— START OF Working data —

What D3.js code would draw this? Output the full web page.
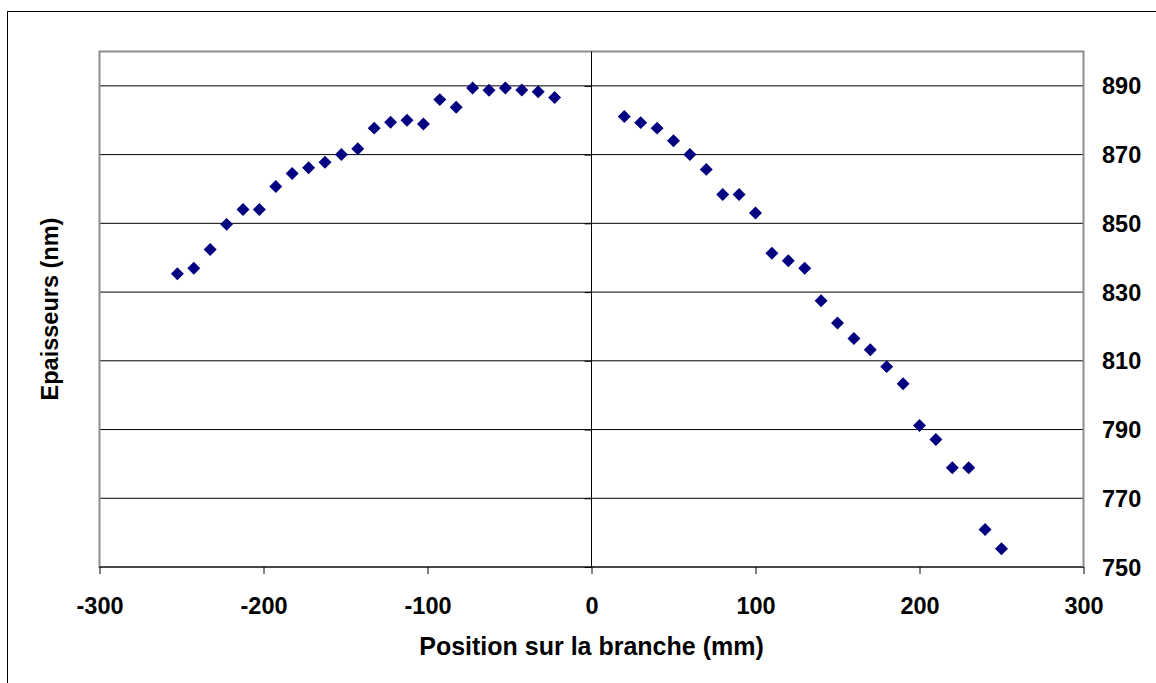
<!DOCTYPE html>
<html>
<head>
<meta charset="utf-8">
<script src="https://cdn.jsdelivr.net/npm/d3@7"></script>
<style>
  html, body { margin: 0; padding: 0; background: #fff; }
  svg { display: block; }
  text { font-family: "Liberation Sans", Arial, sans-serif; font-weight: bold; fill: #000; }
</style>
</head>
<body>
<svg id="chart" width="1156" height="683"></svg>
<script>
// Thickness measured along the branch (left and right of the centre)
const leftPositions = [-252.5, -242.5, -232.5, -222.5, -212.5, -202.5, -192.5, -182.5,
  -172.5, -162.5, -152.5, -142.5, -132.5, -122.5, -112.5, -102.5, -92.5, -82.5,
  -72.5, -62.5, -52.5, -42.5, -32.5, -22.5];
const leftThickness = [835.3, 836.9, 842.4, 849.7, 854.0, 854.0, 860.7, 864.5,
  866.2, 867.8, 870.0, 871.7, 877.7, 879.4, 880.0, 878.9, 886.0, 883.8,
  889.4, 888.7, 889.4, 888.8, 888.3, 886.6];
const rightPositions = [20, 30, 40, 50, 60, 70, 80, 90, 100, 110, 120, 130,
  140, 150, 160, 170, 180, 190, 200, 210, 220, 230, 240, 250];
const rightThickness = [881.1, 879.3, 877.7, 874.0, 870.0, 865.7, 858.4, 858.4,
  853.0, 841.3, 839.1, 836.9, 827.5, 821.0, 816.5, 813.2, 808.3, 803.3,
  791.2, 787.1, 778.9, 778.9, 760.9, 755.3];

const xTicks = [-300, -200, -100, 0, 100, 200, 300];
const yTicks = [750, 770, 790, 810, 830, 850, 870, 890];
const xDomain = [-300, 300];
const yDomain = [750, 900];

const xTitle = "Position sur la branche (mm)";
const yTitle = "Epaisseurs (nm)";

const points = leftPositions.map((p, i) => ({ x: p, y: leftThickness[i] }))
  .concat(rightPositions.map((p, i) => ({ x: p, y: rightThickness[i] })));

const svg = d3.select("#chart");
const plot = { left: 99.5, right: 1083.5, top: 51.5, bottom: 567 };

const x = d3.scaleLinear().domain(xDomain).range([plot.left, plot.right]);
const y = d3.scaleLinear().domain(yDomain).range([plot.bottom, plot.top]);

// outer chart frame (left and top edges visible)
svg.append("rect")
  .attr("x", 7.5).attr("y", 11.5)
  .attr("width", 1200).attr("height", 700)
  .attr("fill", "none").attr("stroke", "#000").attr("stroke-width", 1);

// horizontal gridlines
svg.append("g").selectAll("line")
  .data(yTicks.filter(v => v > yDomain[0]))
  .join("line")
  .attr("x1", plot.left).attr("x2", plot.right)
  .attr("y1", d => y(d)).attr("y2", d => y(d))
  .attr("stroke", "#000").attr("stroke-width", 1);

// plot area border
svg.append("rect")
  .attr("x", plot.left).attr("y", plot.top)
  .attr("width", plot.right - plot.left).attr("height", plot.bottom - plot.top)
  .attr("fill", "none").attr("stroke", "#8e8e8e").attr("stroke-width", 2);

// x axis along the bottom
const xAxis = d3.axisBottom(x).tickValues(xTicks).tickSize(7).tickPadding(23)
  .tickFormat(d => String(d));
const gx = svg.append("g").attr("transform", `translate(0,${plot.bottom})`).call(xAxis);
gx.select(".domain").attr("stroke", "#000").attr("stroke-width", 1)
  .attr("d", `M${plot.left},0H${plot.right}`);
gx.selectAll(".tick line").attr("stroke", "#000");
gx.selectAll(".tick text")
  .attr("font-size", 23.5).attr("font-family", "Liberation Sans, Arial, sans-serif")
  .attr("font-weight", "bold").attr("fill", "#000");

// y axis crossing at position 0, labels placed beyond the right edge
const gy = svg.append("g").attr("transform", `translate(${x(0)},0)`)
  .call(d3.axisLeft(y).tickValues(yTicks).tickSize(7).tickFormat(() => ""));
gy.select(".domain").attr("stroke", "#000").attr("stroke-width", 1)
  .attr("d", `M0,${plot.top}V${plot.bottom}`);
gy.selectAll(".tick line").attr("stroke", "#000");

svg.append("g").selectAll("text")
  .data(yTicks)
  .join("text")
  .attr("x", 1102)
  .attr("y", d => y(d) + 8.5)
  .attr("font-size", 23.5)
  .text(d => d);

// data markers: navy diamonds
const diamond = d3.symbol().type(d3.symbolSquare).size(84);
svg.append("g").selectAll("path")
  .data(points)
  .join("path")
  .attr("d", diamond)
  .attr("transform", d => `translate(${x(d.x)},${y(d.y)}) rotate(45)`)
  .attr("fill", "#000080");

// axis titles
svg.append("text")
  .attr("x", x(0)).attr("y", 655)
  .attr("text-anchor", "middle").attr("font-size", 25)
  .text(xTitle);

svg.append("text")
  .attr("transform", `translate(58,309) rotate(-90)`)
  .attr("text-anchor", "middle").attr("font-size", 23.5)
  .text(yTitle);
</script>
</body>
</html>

— END OF Working data —
— START OF Working data —

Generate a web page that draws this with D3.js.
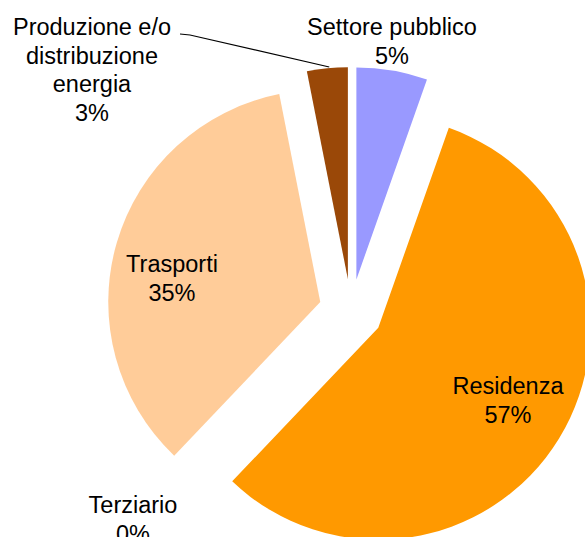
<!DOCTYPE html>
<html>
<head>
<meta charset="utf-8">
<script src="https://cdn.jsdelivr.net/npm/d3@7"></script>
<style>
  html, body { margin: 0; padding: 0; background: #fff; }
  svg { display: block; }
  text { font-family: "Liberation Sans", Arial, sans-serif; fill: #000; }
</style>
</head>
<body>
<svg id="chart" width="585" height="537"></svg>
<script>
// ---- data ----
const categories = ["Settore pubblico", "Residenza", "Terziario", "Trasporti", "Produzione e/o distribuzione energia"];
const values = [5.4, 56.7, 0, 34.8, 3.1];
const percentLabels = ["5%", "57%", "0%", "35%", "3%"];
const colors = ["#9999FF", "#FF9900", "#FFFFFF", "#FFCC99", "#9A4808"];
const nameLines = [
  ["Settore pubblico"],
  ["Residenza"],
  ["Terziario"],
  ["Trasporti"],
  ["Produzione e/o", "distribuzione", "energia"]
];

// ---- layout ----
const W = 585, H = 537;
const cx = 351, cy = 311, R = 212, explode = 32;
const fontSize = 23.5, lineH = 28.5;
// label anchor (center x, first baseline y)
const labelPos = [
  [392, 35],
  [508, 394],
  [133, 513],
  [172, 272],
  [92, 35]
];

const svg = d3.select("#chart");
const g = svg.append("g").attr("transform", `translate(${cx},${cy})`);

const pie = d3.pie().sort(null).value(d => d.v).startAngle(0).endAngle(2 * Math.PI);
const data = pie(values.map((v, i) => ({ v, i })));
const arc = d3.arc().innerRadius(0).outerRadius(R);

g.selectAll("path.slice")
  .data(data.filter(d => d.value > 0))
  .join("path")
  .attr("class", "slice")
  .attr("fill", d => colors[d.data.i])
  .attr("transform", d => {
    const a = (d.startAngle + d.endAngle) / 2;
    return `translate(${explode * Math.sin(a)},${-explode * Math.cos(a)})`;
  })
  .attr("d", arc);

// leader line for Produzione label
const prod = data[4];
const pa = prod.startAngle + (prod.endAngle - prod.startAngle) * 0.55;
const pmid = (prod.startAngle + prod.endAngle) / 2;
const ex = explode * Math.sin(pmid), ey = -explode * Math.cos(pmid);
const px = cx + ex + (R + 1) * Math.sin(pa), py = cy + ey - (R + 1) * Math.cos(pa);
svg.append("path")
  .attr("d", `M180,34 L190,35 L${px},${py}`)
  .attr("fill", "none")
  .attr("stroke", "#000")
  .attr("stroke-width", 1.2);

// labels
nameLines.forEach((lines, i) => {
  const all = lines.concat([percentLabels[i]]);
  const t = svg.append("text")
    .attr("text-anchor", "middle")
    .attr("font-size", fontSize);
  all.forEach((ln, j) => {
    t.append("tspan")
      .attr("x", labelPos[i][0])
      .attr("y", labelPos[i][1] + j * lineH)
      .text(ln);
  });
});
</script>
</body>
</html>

— END OF Working data —

**Exercise prompt**
From the records above, how many lines include the word "this"? Only the number is wanted.

**Full response**
2